As sure as the sun will rise tomorrow, this year's national census will establish this fact: The United States is rapidly growing more diverse.
Over the next 50 years, the Hispanic and Asian-American populations will surge, each of them doubling as a percentage of the overall US population, according to recent Census Bureau projections.
Yet beyond that truism, a far-different portrait of contemporary American culture is emerging. A number of historians, economists, and political experts see a society of increased uniformity evolving, where the range of beliefs and common practices in a variety of fields, from political opinion to consumer behavior, is actually narrowing.
This is hardly to say ethnicity and race don't matter. In fact, their role in changing American culture is ongoing, say analysts. But other nonethnic forces, including the burgeoning technology revolution, globalization, and even economic prosperity are exerting more powerful influences on society. And while those influences are complicated and often contradictory, many analysts worry that the bottom line is a more uniform culture.
"Connectedness brings conformity, and we're in an unprecedented period of connecting," says economist W. Brian Arthur of the Santa Fe Institute in New Mexico. "Overall, the tide is going against diversity."
For Mr. Arthur, "connectedness" refers to broad movements to harmonize the world's economies, promote trade, and expand communications networks. While societies and cultures have through the ages influenced one another via trade, war, and everything in between, the degree of interaction today is extraordinary, say analysts.
In fact, alarm about a more-standardized culture is generating its own form of activism.
"That's what put so many people on the streets in Seattle," says Kevin Daniher of the Global Exchange human-rights organization, referring to the protests against the World Trade Organization last year.
Mr.
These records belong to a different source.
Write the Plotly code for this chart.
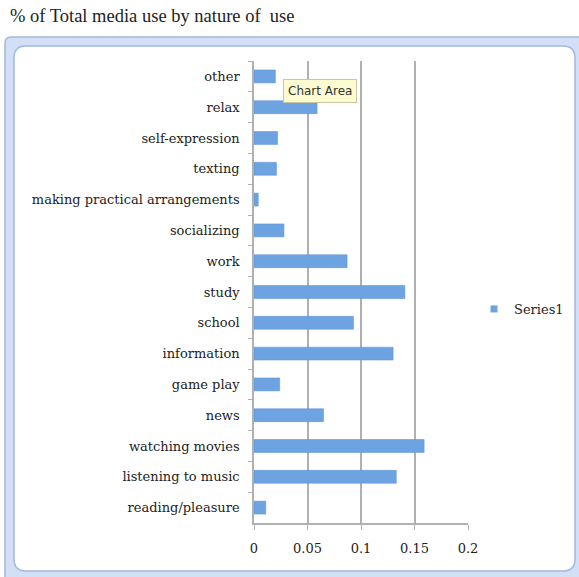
import plotly.graph_objects as go

categories = ["other", "relax", "self-expression", "texting", "making practical arrangements",
              "socializing", "work", "study", "school", "information", "game play", "news",
              "watching movies", "listening to music", "reading/pleasure"]
values = [0.020, 0.059, 0.022, 0.021, 0.004, 0.028, 0.087, 0.141, 0.093, 0.130, 0.024,
          0.065, 0.159, 0.133, 0.011]
x_ticks = [0, 0.05, 0.1, 0.15, 0.2]
x_tick_labels = ["0", "0.05", "0.1", "0.15", "0.2"]

W, H = 579, 577
L, R, T, B = 254, 468, 61, 523

def px(x):
    return (x - L) / (R - L)

def py(y):
    return (B - y) / (B - T)

def rrect(x0, y0, x1, y1, r):
    X0, X1 = px(x0), px(x1)
    Y0, Y1 = py(y0), py(y1)
    rx = r / (R - L)
    ry = r / (B - T)
    return (f"M {X0+rx},{Y0} L {X1-rx},{Y0} Q {X1},{Y0} {X1},{Y0-ry} "
            f"L {X1},{Y1+ry} Q {X1},{Y1} {X1-rx},{Y1} L {X0+rx},{Y1} "
            f"Q {X0},{Y1} {X0},{Y1+ry} L {X0},{Y0-ry} Q {X0},{Y0} {X0+rx},{Y0} Z")

BAR_COLOR = "#6ea3e2"

fig = go.Figure()
fig.add_trace(go.Bar(
    y=categories, x=values, orientation="h", name="Series1",
    marker=dict(color=BAR_COLOR, line=dict(color="#5b91d6", width=0.5)),
    width=0.42, showlegend=False,
))
# legend entry with a small square swatch
fig.add_trace(go.Scatter(
    x=[None], y=[None], mode="markers", name="Series1",
    marker=dict(symbol="square", size=7, color=BAR_COLOR), showlegend=True,
))

shapes = [
    dict(type="path", xref="paper", yref="paper", path=rrect(5, 37, 588, 584, 6),
         fillcolor="#d3dff4", line=dict(color="#a3b8df", width=1.5), layer="below"),
    dict(type="path", xref="paper", yref="paper", path=rrect(14, 46, 575, 571, 12),
         fillcolor="white", line=dict(color="#a3b8df", width=1.5), layer="below"),
]

fig.update_layout(
    width=W, height=H,
    margin=dict(l=L, r=W - R, t=T, b=H - B, autoexpand=False),
    paper_bgcolor="white", plot_bgcolor="rgba(0,0,0,0)",
    shapes=shapes,
    title=dict(text="% of Total media use by nature of  use", x=10 / W, xanchor="left",
               y=1 - 16 / H, yanchor="middle",
               font=dict(family="Liberation Serif", size=18.5, color="#222")),
    xaxis=dict(range=[0, 0.2], tickvals=x_ticks, ticktext=x_tick_labels,
               showgrid=True, gridcolor="#b0b0b0", gridwidth=1.5,
               zeroline=False, showline=True, linecolor="#b0b0b0", linewidth=1.5,
               ticks="outside", ticklen=5, tickcolor="#b0b0b0", ticklabelstandoff=8,
               tickfont=dict(family="DejaVu Serif", size=13, color="#222")),
    yaxis=dict(autorange="reversed", showgrid=False, showline=True, linecolor="#b0b0b0",
               linewidth=1.5, ticks="outside", ticklen=4, tickcolor="#b0b0b0",
               tickson="boundaries", ticklabelstandoff=10,
               tickfont=dict(family="DejaVu Serif", size=13, color="#222")),
    legend=dict(x=px(474), y=py(309), xanchor="left", yanchor="middle",
                bgcolor="rgba(0,0,0,0)",
                font=dict(family="DejaVu Serif", size=13, color="#222"),
                itemwidth=30),
    bargap=0.58,
    annotations=[dict(text="Chart Area", xref="paper", yref="paper",
                      x=px(283), y=py(91), xanchor="left", yanchor="middle",
                      showarrow=False, bgcolor="#fdfbd0", bordercolor="#c8c8a0",
                      borderwidth=1, borderpad=4,
                      font=dict(family="DejaVu Sans", size=12, color="#333"))],
)

fig.write_html("out.html")
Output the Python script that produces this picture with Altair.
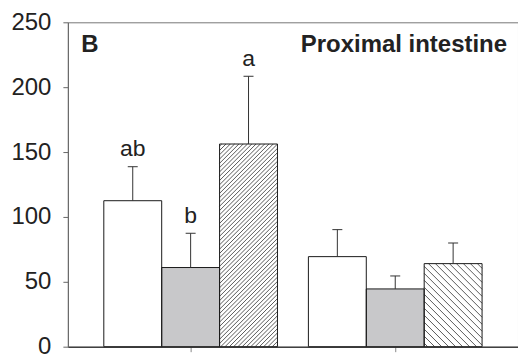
import altair as alt
import pandas as pd
import numpy as np

# ---- data ----
groups = [1, 2]
treatments = ["white", "gray", "hatched"]
means_g1 = [112.5, 61.0, 156.2]
means_g2 = [69.4, 44.5, 64.0]
se_g1 = [26.2, 26.4, 52.2]
se_g2 = [20.8, 10.0, 15.9]
letters_g1 = ["ab", "b", "a"]
letters_g2 = ["", "", ""]
y_ticks = [0, 50, 100, 150, 200, 250]

# ---- layout / style constants ----
W, H = 451, 325
XDOM = [0.4, 2.6]
YDOM = [0, 250]
KX = W / (XDOM[1] - XDOM[0])   # px per x unit
KY = H / (YDOM[1] - YDOM[0])   # px per y unit
BAR_W = 58 / KX
CAP = 5 / KX
FONT = "Liberation Sans"
fill_range = ["white", "#c8c8ca", "white"]
hatch_style = {1: ("/", 4.3), 2: ("\\", 7.0)}

rows = []
for g, means, ses, lets in [(1, means_g1, se_g1, letters_g1), (2, means_g2, se_g2, letters_g2)]:
    for i, t in enumerate(treatments):
        rows.append({"g": g, "ti": i, "t": t, "mean": means[i], "se": ses[i], "letter": lets[i]})
df = pd.DataFrame(rows)


def hatch_segments(xl, xr, top, s, d):
    X0, X1, Y1 = xl * KX, xr * KX, top * KY
    segs = []
    if d == "/":
        c = X0 - Y1 + s / 2
        while c < X1:
            xs, xe = max(X0, c), min(X1, c + Y1)
            if xe > xs:
                segs.append((xs, xs - c, xe, xe - c))
            c += s
    else:
        c = X0 + s / 2
        while c < X1 + Y1:
            xs, xe = max(X0, c - Y1), min(X1, c)
            if xe > xs:
                segs.append((xs, c - xs, xe, c - xe))
            c += s
    return [{"hx": a / KX, "hy": b / KY, "hx2": e / KX, "hy2": f / KY} for a, b, e, f in segs]


hrows = []
for r in rows:
    if r["t"] == "hatched":
        xc = r["g"] + (r["ti"] - 1) * BAR_W
        d, s = hatch_style[r["g"]]
        hrows += hatch_segments(xc - BAR_W / 2, xc + BAR_W / 2, r["mean"], s, d)
hdf = pd.DataFrame(hrows)

xs = alt.Scale(domain=XDOM, nice=False, zero=False)
ys = alt.Scale(domain=YDOM, nice=False)

base = alt.Chart(df).transform_calculate(
    xc=f"datum.g + (datum.ti - 1) * {BAR_W}",
).transform_calculate(
    xl=f"datum.xc - {BAR_W / 2}",
    xr=f"datum.xc + {BAR_W / 2}",
    top="datum.mean + datum.se",
    cl=f"datum.xc - {CAP}",
    cr=f"datum.xc + {CAP}",
)

x_axis = alt.Axis(values=groups, labels=False, ticks=True, tickSize=5, tickColor="#888888",
                  domainColor="#111111", grid=False, title=None)
y_axis = alt.Axis(values=y_ticks, tickSize=5, tickColor="#666666", domainColor="#666666",
                  labelFont=FONT, labelFontSize=24, labelColor="#222222", labelPadding=12,
                  grid=False, title=None)

bars_fill = base.mark_bar(strokeWidth=0).encode(
    x=alt.X("xl:Q", scale=xs, axis=x_axis),
    x2="xr:Q",
    y=alt.Y("mean:Q", scale=ys, axis=y_axis),
    y2=alt.datum(0),
    color=alt.Color("t:N", scale=alt.Scale(domain=treatments, range=fill_range), legend=None),
)

hatch = alt.Chart(hdf).mark_rule(color="#222222", strokeWidth=0.75).encode(
    x=alt.X("hx:Q", scale=xs), y=alt.Y("hy:Q", scale=ys), x2="hx2:Q", y2="hy2:Q"
)

bars_outline = base.mark_bar(fillOpacity=0, stroke="#1a1a1a", strokeWidth=1).encode(
    x=alt.X("xl:Q", scale=xs), x2="xr:Q", y=alt.Y("mean:Q", scale=ys), y2=alt.datum(0)
)

err = base.mark_rule(color="#333333", strokeWidth=1).encode(
    x=alt.X("xc:Q", scale=xs), y=alt.Y("mean:Q", scale=ys), y2="top:Q"
)
caps = base.mark_rule(color="#333333", strokeWidth=1).encode(
    x=alt.X("cl:Q", scale=xs), x2="cr:Q", y=alt.Y("top:Q", scale=ys)
)
letters = base.mark_text(font=FONT, fontSize=23, color="#222222", baseline="alphabetic", dy=-10.5).encode(
    x=alt.X("xc:Q", scale=xs), y=alt.Y("top:Q", scale=ys), text="letter:N"
)

panel = alt.Chart(pd.DataFrame({"lab": ["B"]})).mark_text(
    font=FONT, fontSize=24, fontWeight="bold", color="#222222", align="left", baseline="alphabetic"
).encode(text="lab:N", x=alt.value(13.5), y=alt.value(29.7))

title = alt.Chart(pd.DataFrame({"lab": ["Proximal intestine"]})).mark_text(
    font=FONT, fontSize=24, fontWeight="bold", color="#222222", align="right", baseline="alphabetic"
).encode(text="lab:N", x=alt.value(440), y=alt.value(29.7))

chart = alt.layer(bars_fill, hatch, bars_outline, err, caps, letters, panel, title).properties(
    width=W, height=H,
    autosize=alt.AutoSizeParams(type="none"),
    padding={"left": 68, "top": 22, "right": 0, "bottom": 9},
).configure_view(stroke="#777777", strokeWidth=1)

chart.save("out.html", embed_options={"renderer": "svg", "actions": False})
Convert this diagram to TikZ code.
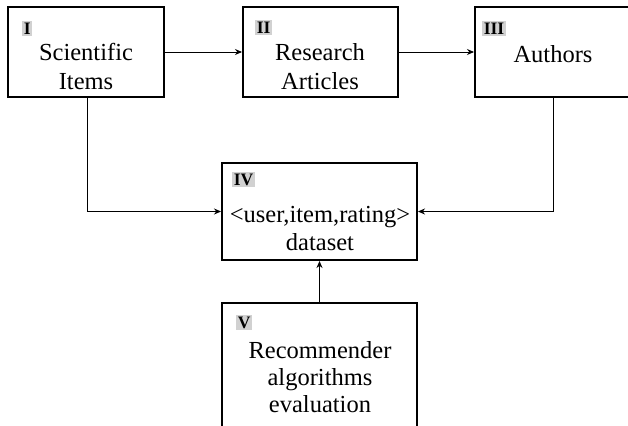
\documentclass[tikz,border=0pt]{standalone}
\usepackage{fontspec}
\setmainfont{Liberation Serif}
\usetikzlibrary{arrows.meta}
\begin{document}
\begin{tikzpicture}[x=1pt,y=-1pt,
  stage/.style={draw=black, line width=2pt, fill=white, inner sep=0pt},
  tag/.style={fill=black!18, inner sep=1.6pt, font=\fontsize{17.5}{17.5}\selectfont\bfseries, anchor=north west},
  txt/.style={font=\fontsize{24.5}{28}\selectfont, anchor=base, inner sep=0pt},
  link/.style={line width=0.9pt, -{Stealth[length=7pt,width=6pt]}}]
\useasboundingbox (0,0) rectangle (628,425);
\clip (0,0) rectangle (628,425);

% stage boxes
\node[stage, minimum width=156pt, minimum height=90pt] (I) at (86,52) {};
\node[stage, minimum width=155pt, minimum height=90pt] (II) at (320.5,52) {};
\node[stage, minimum width=156pt, minimum height=90pt] (III) at (553,52) {};
\node[stage, minimum width=195pt, minimum height=97pt] (IV) at (319.5,211.5) {};
\node[stage, minimum width=195pt, minimum height=140pt] (V) at (319.5,373) {};

% roman numeral tags
\node[tag] (tI) at (22,21) {I};
\node[tag] (tII) at (255,20) {II};
\node[tag] (tIII) at (482,21) {III};
\node[tag] (tIV) at (232,172) {IV};
\node[tag] (tV) at (236,315) {V};

% box texts
\node[txt] (a1) at (86,61) {Scientific};
\node[txt] (a2) at (86,89) {Items};
\node[txt] (b1) at (320,61) {Research};
\node[txt] (b2) at (320,89) {Articles};
\node[txt] (c1) at (553,63) {Authors};
\node[txt] (d1) at (320,222) {<user,item,rating>};
\node[txt] (d2) at (320,250) {dataset};
\node[txt] (e1) at (320,358) {Recommender};
\node[txt] (e2) at (320,385) {algorithms};
\node[txt] (e3) at (320,412) {evaluation};

% connectors
\draw[link] (I.east) -- (II.west);
\draw[link] (II.east) -- (III.west);
\draw[link] (I.south -| 87,0) |- (IV.west);
\draw[link] (III.south) |- (IV.east);
\draw[link] (V.north) -- (IV.south);
\end{tikzpicture}
\end{document}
Daniher, author of "Corporations Are Going to Get Your Mama," says the WTO and multinational corporations are concerned only with expanding the markets for their products. And that means favoring a kind of global economic "homogenization" that undercuts all kinds of social and even environmental diversity.
America's children may be the most-marketed-to, but youths the world over are now targeted by pitches for everything from Pokmon to Burger King french fries.
As any anthropologist will point out, the forces determining culture are vast and virtually impossible to quantify. That makes pinpointing any change in a culture's overall character difficult.
But many cultural observers sense a powerful perception emerging in America that, even as the number of choices available to most people is rising exponentially, the richness that can come from the smaller corners of society is threatened.
Nowhere is that perception more evident than in the concerns over the "malling" of America. Many communities across the country have become battlegrounds when a Wal-Mart or another "big box" retailer comes to town, displacing mom-and-pop businesses.
The power of national retailers and the ongoing consolidation of corporate America create paradoxes when it comes to diversity. For instance, when a megabookstore like Borders or the online Amazon.com squeezes out a local, home-grown bookstore, the result for consumers is usually more volumes to choose from.
But while choice for the consumer may increase, there is often a loss of what economist Arthur calls "local funkiness," or products with a distinctly local flavor or appeal.
As the nation throws itself into another national election, some see a narrowing of opinion and choice in the political arena, too.
One of the most salient political trends of our time seems to be the rush to the center by both candidates and voters, witnessed by the early rise of centrists in both major political parties: Democrat Al Gore and Republican George W. Bush.
"What we see in our political discourse appears to be a very bland discussion, whether you like this kind of vanilla or that kind of vanilla," says Mark Baldassare, a pollster for the Public Policy Institute of California.
But just as in Seattle, a backlash could be gathering momentum with the unexpectedly strong showings of Republican John McCain and Democrat Bill Bradley in the primaries.
Just as economic forces seem to be both spreading choice and limiting it, the Internet is also acting paradoxically.
The wired world has created a whole new realm of affinity for Americans, where people of like interests can congregate without regard to old barriers of geography or income. Grateful Dead fans are linked worldwide, as are mothers seeking advice from other mothers on particular child-rearing problems.
At the same time, technology has created its own common language and its users abide by certain customs and habits that create their own type of monoculture. The Internet is also replacing a range of real-world interaction, a trend that some say diminishes the distinctiveness of local communities.
Ah, the good old days
Historian Edward Ayers of the University of Virginia in Charlottesville says Americans have always had a tendency to romanticize the past, and that can cloud the issue of diversity. Whatever disappears appears to be an irreplaceable loss. But Professor Ayers, who studies regional identities within America, particularly the South, says globalization and the Web are generating new forms of diversity that are just too new to be fully appreciated.
"The fact that we're all talking about this blandness in American culture could be a sure sign that it's about to pass," he says.
Still, others say that what passes for diversity today is more shallow than the deeper diversity of the past. And the replacement is a costly one, says Phil Agre, a professor of information studies at the University of California at Los Angeles.
"As with diversity in ecosystems and organisms, genuine diversity in institutions, cultures, and technologies is an important resource," Professor Agre wrote in a recent e-mail. Without it, he adds, "we will drown in the white noise of superficial differences."